Sunday 12 March 2006

Benzo[a]pyrene, C20H12, is a five-ring polycyclic aromatic hydrocarbon that is mutagenic and highly carcinogenic. It is a crystalline yellow solid.

Benzo[a]pyrene is a product of incomplete combustion at temperatures between 300 and 600°C. Is found in coal tar, in automobile exhaust fumes (especially from diesel engines), tobacco smoke, and in charbroiled food.

Recent studies have revealed that levels of benzopyrene in burnt toast are significantly higher than once thought, although it is unproven whether burnt toast is itself carcinogenic.

DNA interactions

Benzo[a]pyrene diol epoxide ((+)-7R,8S-dihydroxy-9S,10R-epoxy-7,8,9,10-tetrahydrobenzo[a]pyrene) (BPDE) is the carcinogenic product of three enzymatic reactions.

Benzo[a]pyrene is first activated by cytochrome P4501A1 to form (+)-benzo[a]pyrene 7,8-oxide among other products.

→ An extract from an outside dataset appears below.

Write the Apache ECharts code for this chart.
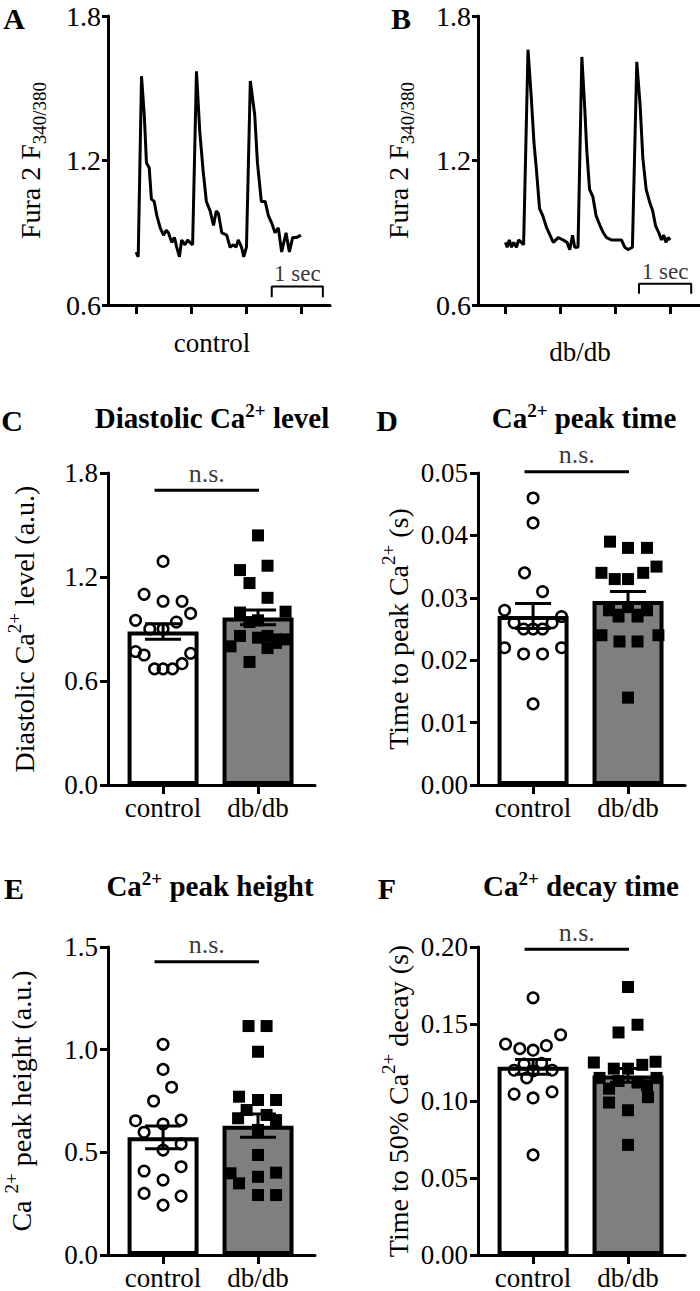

Next, (+)-benzo[a]pyrene 7,8-oxide is metabolized by epoxide hydrolase to yield (-)-benzo[a]pyrene-7,8,dihydrodiol.

(-)-benzo[a]pyrene-7,8,dihydrodiol forms the ultimate carcinogen after reacting with cytochrome P4501A1 to yield benzopyrene diol epoxide ((+)-7R,8S-dihydroxy-9S,10R-epoxy-7,8,9,10-tetrahydrobenzo[a]pyrene).

The two carbons of the epoxide are electrophillic, due to an unequal sharing of electrons with the oxygen. As a result, this molecule intercalates in DNA, covalently bonding to the nucleophillic guanine nucleobases at the N2 position.

A recent X-ray crystallography study shows this distorts the DNA. This can disrupt the normal process of copying DNA, and may lead to cancer. This mechanism of action is similar to that of aflatoxin which binds to the N7 position of guanine.

Benzo[a]pyrene induces high concentrations of cytochrome P4501A1 (CYP1A1) by binding to the AhR (aromatic hydrocarbon receptor) in the cytosol.

Upon binding the transformed receptor translocates to the nucleus where it dimerises with ARNT (aryl hydrocarbon nuclear traslocator) and then binds xenobiotic response elements (XREs) in DNA located upstream of certain genes.

This process increases transcription of certain genes, notably CYP1A1, followed by increased CYP1A1 protein production. This process is similar to induction of CYP1A1 by certain polychlorinated biphenyls and dioxins.